Words of Wellness

June 06, 2014 | The Rev. Dr. Scott Stoner

"Rites of Passage"

     Have you ever thought about the importance and power of ritual? I have. In fact, I think about it all the time. As someone who has been a student and a practitioner of both religion and psychology my entire adult life, I have always been fascinated by ritual, and especially by rituals that mark important transitions in a person's life.

     Perhaps you know someone who is either graduating or getting married this time of year as it is the season for these events. Perhaps you will even be attending a graduation or wedding soon. If so, then you will be witnessing first hand the importance and power of ritual. Specifically, if you are part of a graduation or wedding ceremony, you will be witnessing and participating in what particular kind of ritual known as a rite of passage.

     Rites of passage are ceremonies created and celebrated by communities to mark a person's transition from one stage of life to another. They are as ancient as human civilization itself. Everywhere, in every culture, rites of passage occur throughout the life cycle to mark a person's transition from one stage of identity--from youth to adulthood, from student to graduate, from work to retirement, from being single to being married, from life to death.

     On one level, both graduations and wedding ceremonies celebrate the choices that individuals have made. A graduate is someone who has made disciplined choices for many years in order to achieve the honor of being able to graduate. A couple getting married is a celebration of two individuals who have made disciplined choices over time to build a relationship to which they now wish to make a lifelong commitment. Without the choices made by these individuals, there would be no rite of passage ceremony.

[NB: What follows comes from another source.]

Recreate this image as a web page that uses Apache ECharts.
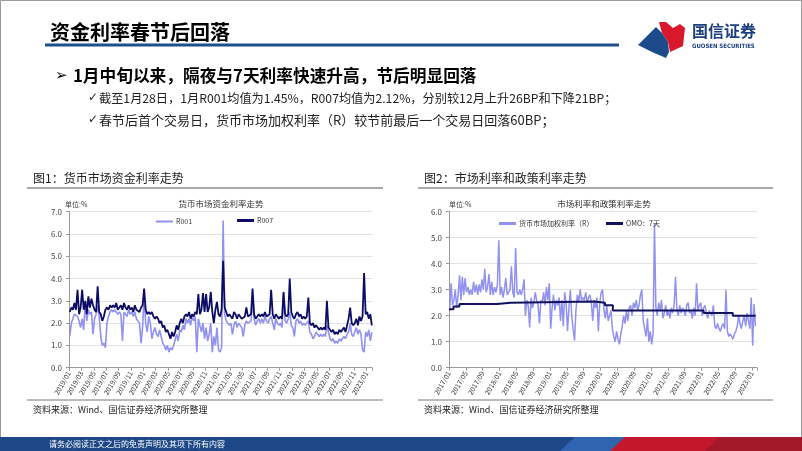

     At the same time though, there would also not truly be a rite of passage ceremony without the gathering of the wider community to witness and celebrate it. It is not a coincidence that most graduation and wedding ceremonies include a gathering of multiple generations to both witness and celebrate the rite of passage. The wider communities of extended family, friends, colleagues, faculty, and neighbors all there to confer their blessing and recognition of the individual's new identity, whether that new identity be as graduate or as part of a newly married couple.

     All of this a great reminder that a person's identity is always created through a combination of individual choice and communal blessing. No person is an island. The myth of the "self-made" individual is just that--a myth. Individual choice is necessary to create a new identity, but it is not sufficient. There must also be a formative community that both blesses and marks the individual's choices in order to confer the new identity.

     So if you are invited to participate in a graduation or wedding ceremony this time of year, I hope you will joyfully accept. You have been invited because you are an essential part of the community that has formed that person's identity. Without you, they wouldn't be the person that they are today. They need you there to bless and mark their new identity, and to love and support them as they grow into who they are now becoming.